How will the bullpens line up after the starter?
Astros: Houston can only hope Greinke can take them somewhat deep into the game and allow it to use Will Harris and Roberto Osuna with a lead. Ryan Pressly’s viability as a high-leverage reliever has to be in question after he gave up three earned runs in two-thirds of an inning in Game 2 to raise his postseason ERA to 18.90, and Josh James and Chris Devenski were touched for homers. Joe Smith might be the third-best relief option.
Nationals: The Nationals finally committed to left-hander Patrick Corbin to make his start in Game 4, which would in theory remove Corbin from consideration to come out of the bullpen. If all goes according to plan, they hope to avoid Corbin; however, manager Dave Martinez has been aggressive in his plan to go “1-0 every day.” Sean Doolittle and Daniel Hudson got a breather in Game 2 and could be available for more than three outs.
Are there any relievers who are unavailable?
Any injuries of note?
Who is hot and who is not?
Astros: Altuve is having a torrid postseason, batting .358 with five homers. He had three hits in Game 2. Brantley is hitting .280 in the playoffs, but it gets ugly after that. Bregman (.233), Gurriel (.231, 10 RBIs), Alvarez (.213), Springer (.167), Correa (.160) and Reddick (.111) have struggled to find hits.

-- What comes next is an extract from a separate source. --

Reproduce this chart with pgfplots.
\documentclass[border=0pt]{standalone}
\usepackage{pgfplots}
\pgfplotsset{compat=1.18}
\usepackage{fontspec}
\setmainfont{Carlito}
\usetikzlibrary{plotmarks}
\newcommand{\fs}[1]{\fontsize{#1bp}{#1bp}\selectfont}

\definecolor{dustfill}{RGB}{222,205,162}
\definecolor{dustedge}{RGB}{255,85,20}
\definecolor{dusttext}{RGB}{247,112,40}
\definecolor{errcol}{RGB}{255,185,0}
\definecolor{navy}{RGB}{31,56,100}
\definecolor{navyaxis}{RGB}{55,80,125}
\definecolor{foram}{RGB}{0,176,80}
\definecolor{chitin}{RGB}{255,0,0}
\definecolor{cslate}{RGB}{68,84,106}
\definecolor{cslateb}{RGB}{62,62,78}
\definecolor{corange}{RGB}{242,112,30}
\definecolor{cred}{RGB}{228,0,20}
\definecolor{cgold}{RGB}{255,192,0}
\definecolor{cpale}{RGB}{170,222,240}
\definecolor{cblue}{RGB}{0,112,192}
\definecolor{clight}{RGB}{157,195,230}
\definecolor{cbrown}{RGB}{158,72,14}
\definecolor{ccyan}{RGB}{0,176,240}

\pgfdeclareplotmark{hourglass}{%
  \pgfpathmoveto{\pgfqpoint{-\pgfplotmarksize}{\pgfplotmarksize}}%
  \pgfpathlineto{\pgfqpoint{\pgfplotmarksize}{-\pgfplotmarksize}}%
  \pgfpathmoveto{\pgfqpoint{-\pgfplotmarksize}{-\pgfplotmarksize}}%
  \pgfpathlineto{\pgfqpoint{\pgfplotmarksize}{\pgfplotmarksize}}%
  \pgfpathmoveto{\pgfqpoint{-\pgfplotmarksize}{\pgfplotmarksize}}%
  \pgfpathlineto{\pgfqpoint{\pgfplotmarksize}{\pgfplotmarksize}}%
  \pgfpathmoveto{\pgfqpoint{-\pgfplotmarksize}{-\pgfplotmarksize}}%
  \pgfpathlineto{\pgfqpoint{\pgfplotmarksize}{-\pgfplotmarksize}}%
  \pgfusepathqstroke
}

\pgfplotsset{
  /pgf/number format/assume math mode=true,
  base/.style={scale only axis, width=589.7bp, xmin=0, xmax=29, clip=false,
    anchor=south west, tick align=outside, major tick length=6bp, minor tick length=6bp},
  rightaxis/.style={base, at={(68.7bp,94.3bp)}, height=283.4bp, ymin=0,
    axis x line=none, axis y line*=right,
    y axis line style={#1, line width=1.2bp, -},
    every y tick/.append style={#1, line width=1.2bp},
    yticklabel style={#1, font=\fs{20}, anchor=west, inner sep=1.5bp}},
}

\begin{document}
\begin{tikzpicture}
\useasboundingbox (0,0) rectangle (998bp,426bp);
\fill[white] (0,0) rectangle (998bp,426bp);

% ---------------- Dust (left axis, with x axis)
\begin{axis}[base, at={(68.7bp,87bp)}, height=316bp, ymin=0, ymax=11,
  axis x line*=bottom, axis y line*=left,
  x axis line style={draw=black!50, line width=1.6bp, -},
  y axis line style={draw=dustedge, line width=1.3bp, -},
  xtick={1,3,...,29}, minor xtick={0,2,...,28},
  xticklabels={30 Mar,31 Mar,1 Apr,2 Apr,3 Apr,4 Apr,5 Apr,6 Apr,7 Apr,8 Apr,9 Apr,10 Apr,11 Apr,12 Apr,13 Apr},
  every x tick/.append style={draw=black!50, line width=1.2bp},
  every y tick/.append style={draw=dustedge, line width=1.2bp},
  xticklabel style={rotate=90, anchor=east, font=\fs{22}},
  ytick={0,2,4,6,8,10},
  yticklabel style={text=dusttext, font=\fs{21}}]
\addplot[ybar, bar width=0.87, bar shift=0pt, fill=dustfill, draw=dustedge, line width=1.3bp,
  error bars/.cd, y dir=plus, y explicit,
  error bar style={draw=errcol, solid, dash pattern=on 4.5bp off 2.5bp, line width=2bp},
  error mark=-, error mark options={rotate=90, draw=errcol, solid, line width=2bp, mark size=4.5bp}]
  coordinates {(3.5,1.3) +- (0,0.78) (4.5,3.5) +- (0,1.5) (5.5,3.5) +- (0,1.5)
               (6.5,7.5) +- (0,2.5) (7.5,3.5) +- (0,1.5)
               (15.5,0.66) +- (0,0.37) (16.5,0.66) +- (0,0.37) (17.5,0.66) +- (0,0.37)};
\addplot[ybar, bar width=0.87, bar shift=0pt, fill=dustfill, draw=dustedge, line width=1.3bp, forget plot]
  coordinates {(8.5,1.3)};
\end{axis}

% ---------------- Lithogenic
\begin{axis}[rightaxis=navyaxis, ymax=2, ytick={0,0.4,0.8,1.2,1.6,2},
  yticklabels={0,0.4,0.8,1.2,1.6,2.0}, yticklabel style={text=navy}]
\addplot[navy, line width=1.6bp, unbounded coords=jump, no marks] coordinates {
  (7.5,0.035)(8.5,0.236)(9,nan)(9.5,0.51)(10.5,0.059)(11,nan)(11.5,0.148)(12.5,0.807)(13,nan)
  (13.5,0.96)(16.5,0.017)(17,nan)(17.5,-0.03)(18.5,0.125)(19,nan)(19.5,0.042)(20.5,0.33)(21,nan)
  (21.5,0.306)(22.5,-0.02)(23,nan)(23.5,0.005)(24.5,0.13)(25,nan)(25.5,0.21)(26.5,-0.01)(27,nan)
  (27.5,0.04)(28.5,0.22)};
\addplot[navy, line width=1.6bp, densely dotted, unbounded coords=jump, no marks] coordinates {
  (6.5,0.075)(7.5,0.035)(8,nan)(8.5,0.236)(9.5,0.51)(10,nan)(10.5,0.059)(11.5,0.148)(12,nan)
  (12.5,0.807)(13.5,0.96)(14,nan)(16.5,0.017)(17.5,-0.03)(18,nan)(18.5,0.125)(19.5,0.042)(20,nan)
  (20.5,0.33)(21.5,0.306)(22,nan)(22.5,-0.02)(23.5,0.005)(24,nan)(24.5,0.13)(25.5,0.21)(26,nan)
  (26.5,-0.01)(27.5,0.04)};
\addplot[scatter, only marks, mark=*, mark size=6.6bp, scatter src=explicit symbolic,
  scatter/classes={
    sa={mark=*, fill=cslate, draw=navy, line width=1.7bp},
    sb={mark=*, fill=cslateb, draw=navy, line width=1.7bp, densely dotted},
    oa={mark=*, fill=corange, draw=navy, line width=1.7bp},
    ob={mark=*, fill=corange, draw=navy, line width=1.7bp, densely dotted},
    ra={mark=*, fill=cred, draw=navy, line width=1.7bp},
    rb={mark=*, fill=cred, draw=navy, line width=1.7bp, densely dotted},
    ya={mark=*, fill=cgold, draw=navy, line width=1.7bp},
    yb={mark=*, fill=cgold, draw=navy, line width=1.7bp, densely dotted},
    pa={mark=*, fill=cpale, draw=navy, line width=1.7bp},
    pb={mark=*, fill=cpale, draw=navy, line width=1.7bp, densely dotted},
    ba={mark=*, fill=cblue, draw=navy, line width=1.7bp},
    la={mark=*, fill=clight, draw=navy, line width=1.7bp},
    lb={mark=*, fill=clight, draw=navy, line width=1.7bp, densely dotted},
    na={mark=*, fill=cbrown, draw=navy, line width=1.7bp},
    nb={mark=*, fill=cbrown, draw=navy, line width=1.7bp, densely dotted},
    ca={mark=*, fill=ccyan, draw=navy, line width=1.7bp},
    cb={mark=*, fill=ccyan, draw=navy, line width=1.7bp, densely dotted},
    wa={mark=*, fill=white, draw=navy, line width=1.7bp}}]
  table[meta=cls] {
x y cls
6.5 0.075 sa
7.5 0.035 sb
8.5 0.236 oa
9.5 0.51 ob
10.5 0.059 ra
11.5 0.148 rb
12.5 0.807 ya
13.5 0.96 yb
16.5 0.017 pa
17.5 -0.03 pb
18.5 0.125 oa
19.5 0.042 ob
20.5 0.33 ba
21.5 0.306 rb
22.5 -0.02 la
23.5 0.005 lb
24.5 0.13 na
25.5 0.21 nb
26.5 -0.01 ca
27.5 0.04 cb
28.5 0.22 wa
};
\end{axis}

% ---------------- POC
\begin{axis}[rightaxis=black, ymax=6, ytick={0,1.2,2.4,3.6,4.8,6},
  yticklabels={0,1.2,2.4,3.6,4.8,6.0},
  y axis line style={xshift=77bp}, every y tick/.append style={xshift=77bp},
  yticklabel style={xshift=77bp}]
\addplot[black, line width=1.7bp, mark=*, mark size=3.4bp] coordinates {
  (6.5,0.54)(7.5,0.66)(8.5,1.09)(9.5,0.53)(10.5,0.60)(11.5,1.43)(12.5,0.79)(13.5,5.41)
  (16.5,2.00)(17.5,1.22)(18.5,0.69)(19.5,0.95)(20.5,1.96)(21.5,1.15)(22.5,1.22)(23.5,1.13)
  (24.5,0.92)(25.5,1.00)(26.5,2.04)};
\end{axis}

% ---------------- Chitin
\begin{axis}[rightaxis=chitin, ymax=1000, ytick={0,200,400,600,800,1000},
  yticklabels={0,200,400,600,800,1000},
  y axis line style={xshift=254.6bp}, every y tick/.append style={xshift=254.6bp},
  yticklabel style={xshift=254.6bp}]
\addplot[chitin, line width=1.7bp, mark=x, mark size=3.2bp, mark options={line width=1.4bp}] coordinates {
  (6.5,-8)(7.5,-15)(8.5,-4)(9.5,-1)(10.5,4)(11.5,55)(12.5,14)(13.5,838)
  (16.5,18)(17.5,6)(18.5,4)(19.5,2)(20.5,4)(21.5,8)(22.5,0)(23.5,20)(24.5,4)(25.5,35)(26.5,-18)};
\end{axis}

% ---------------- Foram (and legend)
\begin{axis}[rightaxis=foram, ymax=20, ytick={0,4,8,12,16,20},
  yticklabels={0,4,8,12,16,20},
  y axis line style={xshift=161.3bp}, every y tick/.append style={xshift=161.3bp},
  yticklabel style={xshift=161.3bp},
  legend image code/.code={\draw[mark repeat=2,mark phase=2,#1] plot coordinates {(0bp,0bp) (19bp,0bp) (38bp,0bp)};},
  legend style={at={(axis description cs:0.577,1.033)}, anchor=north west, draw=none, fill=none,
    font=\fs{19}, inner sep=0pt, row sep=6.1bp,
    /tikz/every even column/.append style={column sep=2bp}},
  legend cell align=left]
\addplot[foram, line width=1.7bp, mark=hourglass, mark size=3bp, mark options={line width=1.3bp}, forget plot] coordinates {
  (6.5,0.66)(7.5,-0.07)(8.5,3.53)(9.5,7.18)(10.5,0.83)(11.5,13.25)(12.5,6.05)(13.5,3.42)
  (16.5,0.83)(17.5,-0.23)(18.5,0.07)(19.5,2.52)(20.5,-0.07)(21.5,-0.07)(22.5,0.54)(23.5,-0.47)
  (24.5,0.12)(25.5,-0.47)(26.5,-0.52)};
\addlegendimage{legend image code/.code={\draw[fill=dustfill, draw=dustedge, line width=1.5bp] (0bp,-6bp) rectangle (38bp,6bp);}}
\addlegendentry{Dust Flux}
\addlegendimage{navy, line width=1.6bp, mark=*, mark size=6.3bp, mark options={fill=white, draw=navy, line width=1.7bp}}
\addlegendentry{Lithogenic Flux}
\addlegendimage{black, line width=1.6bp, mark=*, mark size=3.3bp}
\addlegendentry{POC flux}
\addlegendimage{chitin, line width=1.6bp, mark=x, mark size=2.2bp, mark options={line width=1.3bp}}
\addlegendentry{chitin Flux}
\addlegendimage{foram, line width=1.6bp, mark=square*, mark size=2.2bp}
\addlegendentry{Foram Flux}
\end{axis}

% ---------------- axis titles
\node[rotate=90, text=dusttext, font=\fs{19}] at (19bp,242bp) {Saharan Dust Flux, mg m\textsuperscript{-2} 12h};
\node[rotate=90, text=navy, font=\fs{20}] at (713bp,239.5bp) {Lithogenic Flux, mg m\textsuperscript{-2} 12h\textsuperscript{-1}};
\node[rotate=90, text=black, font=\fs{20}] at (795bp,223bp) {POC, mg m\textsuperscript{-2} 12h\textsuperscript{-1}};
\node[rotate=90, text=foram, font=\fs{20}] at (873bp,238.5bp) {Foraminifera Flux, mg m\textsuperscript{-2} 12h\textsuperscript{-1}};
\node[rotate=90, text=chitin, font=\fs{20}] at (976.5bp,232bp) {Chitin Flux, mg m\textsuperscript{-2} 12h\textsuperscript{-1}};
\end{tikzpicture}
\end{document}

Nationals: After the offensive outburst in Game 2, take your pick. Eaton hit his first career postseason homer and had multi-hit games in both contests. Soto delivered his third extra-base hit of the series. During their MLB-record eight-game postseason winning streak, the Nats are outscoring the competition, 56-19.
Anything else fans might want to know?
With a win on Friday night, the Nationals would become the first team to win nine consecutive games in a single postseason. ... Altuve has reached base in 22 consecutive playoff games. … Gurriel’s 12 doubles are the most in Astros postseason history.